My journey to fundraising started just over a year ago when my partner Tom and myself decided it was time to give something to the charity that gave so much to me. After a three-year battle with an eating disorder myself, I wanted to give something back to the charity that kept me alive and on the right track because I certainly wouldn't be where I am today without them. Both through the EDICT team in Prudhoe, and Beat’s advice centres, I was able to begin my journey of recovery a total of six years ago. I won’t say it was easy because that would be lying, but I can truthfully say that it was so worth it.

My partner and I chose the Great North Run to be our challenge because we knew it would be a push for us. It was perfect as well because we are both into fitness and keeping ourselves healthy. It was also a great opportunity for me to learn how to use food to fuel myself whilst pushing both my mind and body to new limits.

The training was difficult; however, after hours of support from my boyfriend and family, I kept on going and as soon as I was beginning to see the results, I was hooked.

Thinking back to the day of the race, it all seems so surreal. To think that I was able to run a whole 13.1 miles this year, when I consider where I was six years ago, is incredible for me. Being able to raise around £800 for Beat is something that I will also cherish forever.

My boyfriend was incredible both throughout the entirety of training and the race. He held my hand over the start and finish line, constantly giving me support along the way.

Hearing now about what the money we have raised will help Beat do definitely makes all the blood, sweat and tears worth it. We’re still looking for the next challenge to take on, but for now it’s nice to remember with joy what we have already achieved.
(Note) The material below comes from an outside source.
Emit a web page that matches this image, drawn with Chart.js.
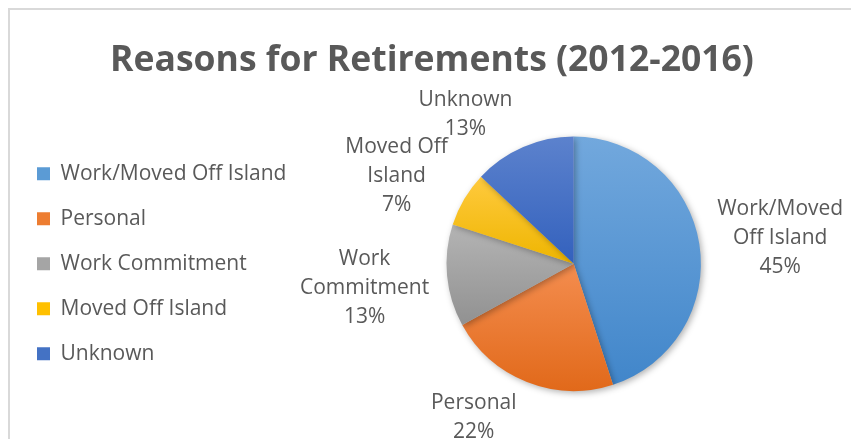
<!DOCTYPE html>
<html>
<head>
<meta charset="utf-8">
<script src="https://cdn.jsdelivr.net/npm/chart.js@4.4.1/dist/chart.umd.min.js"></script>
<style>
  html, body { margin: 0; padding: 0; background: #ffffff; }
  canvas { display: block; }
</style>
</head>
<body>
<canvas id="chart" width="851" height="439"></canvas>
<script>
// ---- data ----
const chartTitle = 'Reasons for Retirements (2012-2016)';
const categories = ['Work/Moved Off Island', 'Personal', 'Work Commitment', 'Moved Off Island', 'Unknown'];
const percentages = [45, 22, 13, 7, 13];

// ---- styles ----
const topColors    = ['#72A8DD', '#F48D4F', '#B4B4B4', '#FFCA3E', '#5C82CD'];
const bottomColors = ['#4186CA', '#E1691A', '#919191', '#EEB500', '#3361BD'];
const legendColors = ['#5B9BD5', '#ED7D31', '#A5A5A5', '#FFC000', '#4472C4'];
const textColor = '#595959';
const fontFamily = '"Open Sans", "Noto Sans", sans-serif';

const total = percentages.reduce((a, b) => a + b, 0);

function sectorYBounds(chart, i) {
  const a = chart.chartArea;
  const cy = (a.top + a.bottom) / 2;
  const r = Math.min(a.right - a.left, a.bottom - a.top) / 2;
  let cum = 0;
  for (let j = 0; j < i; j++) cum += percentages[j];
  const s = -Math.PI / 2 + cum / total * 2 * Math.PI;
  const e = s + percentages[i] / total * 2 * Math.PI;
  const ys = [cy, cy + r * Math.sin(s), cy + r * Math.sin(e)];
  [-Math.PI / 2, Math.PI / 2, 3 * Math.PI / 2].forEach(k => {
    if (k >= s && k <= e) ys.push(cy + r * Math.sin(k));
  });
  return [Math.min(...ys), Math.max(...ys)];
}

function sliceFill(context) {
  const chart = context.chart;
  const i = context.dataIndex;
  if (!chart.chartArea) return legendColors[i];
  const [y0, y1] = sectorYBounds(chart, i);
  const g = chart.ctx.createLinearGradient(0, y0, 0, y1);
  g.addColorStop(0, topColors[i]);
  g.addColorStop(1, bottomColors[i]);
  return g;
}

function wrapText(ctx, text, maxW) {
  const words = text.split(' ');
  const lines = [];
  let cur = '';
  words.forEach(w => {
    const test = cur ? cur + ' ' + w : w;
    if (cur && ctx.measureText(test).width > maxW) {
      lines.push(cur);
      cur = w;
    } else {
      cur = test;
    }
  });
  if (cur) lines.push(cur);
  return lines;
}

const frameBg = {
  id: 'frameBg',
  beforeDraw(chart) {
    const ctx = chart.ctx;
    ctx.save();
    ctx.fillStyle = '#ffffff';
    ctx.fillRect(0, 0, chart.width, chart.height);
    ctx.strokeStyle = '#D9D9D9';
    ctx.lineWidth = 2;
    ctx.strokeRect(9, 9, chart.width + 20, chart.height + 20);
    ctx.restore();
  }
};

const pieShadow = {
  id: 'pieShadow',
  beforeDatasetDraw(chart) {
    const ctx = chart.ctx;
    ctx.save();
    ctx.shadowColor = 'rgba(0,0,0,0.30)';
    ctx.shadowBlur = 6;
    ctx.shadowOffsetX = 2;
    ctx.shadowOffsetY = 2;
  },
  afterDatasetDraw(chart) {
    chart.ctx.restore();
  }
};

const pieLabels = {
  id: 'pieLabels',
  afterDatasetsDraw(chart) {
    const ctx = chart.ctx;
    const meta = chart.getDatasetMeta(0);
    ctx.save();
    ctx.font = '21px ' + fontFamily;
    ctx.fillStyle = textColor;
    ctx.textAlign = 'center';
    ctx.textBaseline = 'middle';
    const lineH = 29;
    const boxes = [];
    meta.data.forEach((arc, i) => {
      const p = arc.getProps(['x', 'y', 'startAngle', 'endAngle', 'outerRadius'], true);
      const mid = (p.startAngle + p.endAngle) / 2;
      const dx = Math.cos(mid), dy = Math.sin(mid);
      const lines = wrapText(ctx, categories[i], 150);
      lines.push(Math.round(percentages[i] / total * 100) + '%');
      const w = Math.max(...lines.map(l => ctx.measureText(l).width));
      const h = lines.length * lineH;
      const ax = p.x + dx * (p.outerRadius + 12);
      const ay = p.y + dy * (p.outerRadius + 12);
      const cx = ax + Math.sign(dx) * Math.min(1, Math.abs(dx) * 3) * (w / 2 + 6);
      const cy = ay + dy * h / 2 * 0.85 + 1.5;
      boxes.push({ cx, cy, w, h, lines });
    });
    // collision resolution: push the lower of two clearly overlapping boxes down
    const margin = 25, minOverlapX = 45;
    for (let pass = 0; pass < 3; pass++) {
      for (let a = 0; a < boxes.length; a++) {
        for (let b = 0; b < boxes.length; b++) {
          if (a === b) continue;
          const A = boxes[a], B = boxes[b];
          if (B.cy < A.cy) continue;
          const overlapX = (A.w + B.w) / 2 - Math.abs(A.cx - B.cx);
          const needed = A.cy + A.h / 2 + margin - (B.cy - B.h / 2);
          if (overlapX > minOverlapX && needed > 0) {
            B.cy += needed;
          }
        }
      }
    }
    boxes.forEach(bx => {
      bx.lines.forEach((l, k) => {
        ctx.fillText(l, bx.cx, bx.cy - bx.h / 2 + lineH * (k + 0.5));
      });
    });
    ctx.restore();
  }
};

new Chart(document.getElementById('chart'), {
  type: 'pie',
  data: {
    labels: categories,
    datasets: [{
      data: percentages,
      backgroundColor: sliceFill,
      borderWidth: 0
    }]
  },
  options: {
    responsive: false,
    animation: false,
    devicePixelRatio: 1,
    layout: { padding: { left: 13, right: 0, top: 0, bottom: 48 } },
    plugins: {
      title: {
        display: true,
        text: chartTitle,
        color: textColor,
        font: { family: fontFamily, size: 35.5, weight: 'bold', lineHeight: 1.2 },
        padding: { top: 40, bottom: 54 }
      },
      legend: {
        position: 'left',
        align: 'center',
        fullSize: false,
        labels: {
          boxWidth: 13,
          boxHeight: 13,
          padding: 24,
          color: textColor,
          font: { family: fontFamily, size: 21 },
          generateLabels: () => categories.map((c, i) => ({
            text: c,
            fillStyle: legendColors[i],
            strokeStyle: legendColors[i],
            lineWidth: 0,
            hidden: false,
            index: i,
            fontColor: textColor
          }))
        }
      },
      tooltip: { enabled: false }
    }
  },
  plugins: [frameBg, pieShadow, pieLabels]
});
</script>
</body>
</html>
For those of you reading this who have suffered, are suffering or know someone who is suffering: keep going and never give up. Fighting an eating disorder is very similar to running a half-marathon. There are points where you want to stop, where you feel like you can’t go on anymore, but after you hit each milestone you know it’s all worth it. And trust me, when you cross that finish line of recovery it’s the best feeling ever!